Secondly, supporting the discrimination charge, these countries banned flights from large parts of Africa when only South Africa and Botswana had confirmed Omicron cases on the continent, but they didn’t ban travellers from the many countries in Europe and elsewhere with cases of the variant and much higher overall case counts.
Other African countries had a much more measured response. Kenya declared that it would neither close its borders to South African visitors nor do anything to minimise international travel. The government intends, instead, to ramp up surveillance and beef up its capacity to handle an upsurge in case numbers.
In short, Africans want the rest of the world to stop treating the continent as if it’s some disease-ridden inconsequential corner, to be quarantined away, as if it only matters when it is infective.
At the beginning of the pandemic experts predicted that Africa would be the worst-hit part of the world. They took it for granted that our rickety healthcare systems would buckle under pressure. International media, like wild dogs circling a wounded buffalo, sharpened their pencils and prepared their angles, awaiting astronomical death tolls and ghastly scenes of suffering.
When the initial wave of the pandemic broke on Africa’s shores, the disappointment of journalists and their editors was palpable. Since then, whenever a new wave has begun to gather, they have perked up their ears, salivating for the catastrophe that’s sure to come, only to be disappointed once again when it inevitably breaks.
They so desperately want to tell the story of Africa’s suffering that they are still perplexed that we haven’t dropped dead like flies yet. Omicron gave them a teeny chance to tell the story, and off they ran with it, leaving facts lying battered on the ground, victims along with the Africans that got isolated as a result.

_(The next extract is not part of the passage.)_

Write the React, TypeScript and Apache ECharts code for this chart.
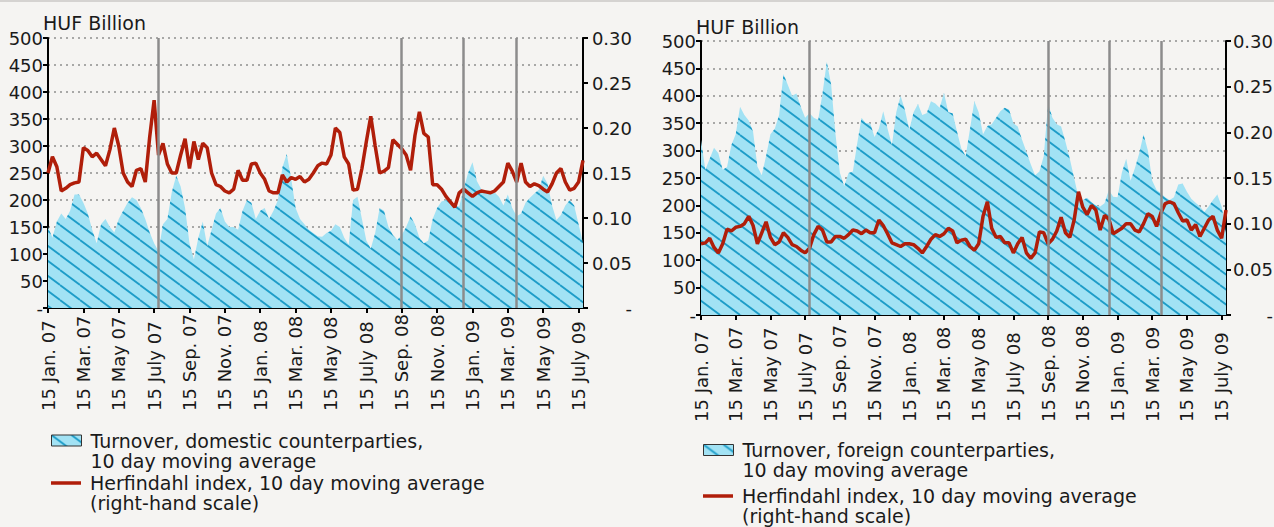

The obsession with Africa’s suffering serves those who claim to care more than those they claim to care about. If Africa suffers, the cavalry can gallop in to save the day. It’s a narrative that even the Chinese are starting to use as a chip in their geopolitical tussle with the West, if movies like Wolf Warrior II are anything to go by.
The problem is that this is not borne out by the facts. So the developed world’s elites are angling for the next best thing, which is to claim the credit for blunting the effect of the pandemic in Africa. Hence their insistence on shaming their governments into sharing more doses of the vaccines.
Meanwhile, ordinary Africans couldn’t care less about the vaccines. In Kenya, where I live, only about 6 percent of the population is fully vaccinated. Doses of the vaccine are readily available. Vaccination centres are open and accessible to most people. But the queues are short. So short, in fact, that the health ministry is mulling over an ill-advised and likely-to-fail mandate.
At the same time, new daily Covid-19 case numbers have flatlined into the low double digits since the Delta spike in August. Deaths have declined to less than two per day. People are hugging and shaking hands and going about unmasked. And we no longer have a curfew. The same is true of increasingly larger parts of Africa.
With due respect to the dead, Covid-19 has failed to make a significant dent in Africa. While we aren’t quite out of it and must not gloat, there is no indication that this trend is going to reverse. We have suffered more from the measures our governments instituted to control the outbreak, measures that were modelled unthinkingly on what the rest of the world did.
Increasingly, it seems as if the credit for the retreat of the pandemic in Africa will go unclaimed, because only God knows why we’re getting off so easy. This must offend the egos of the heroic elites in the developed world. But the story isn’t about them. It never really has been.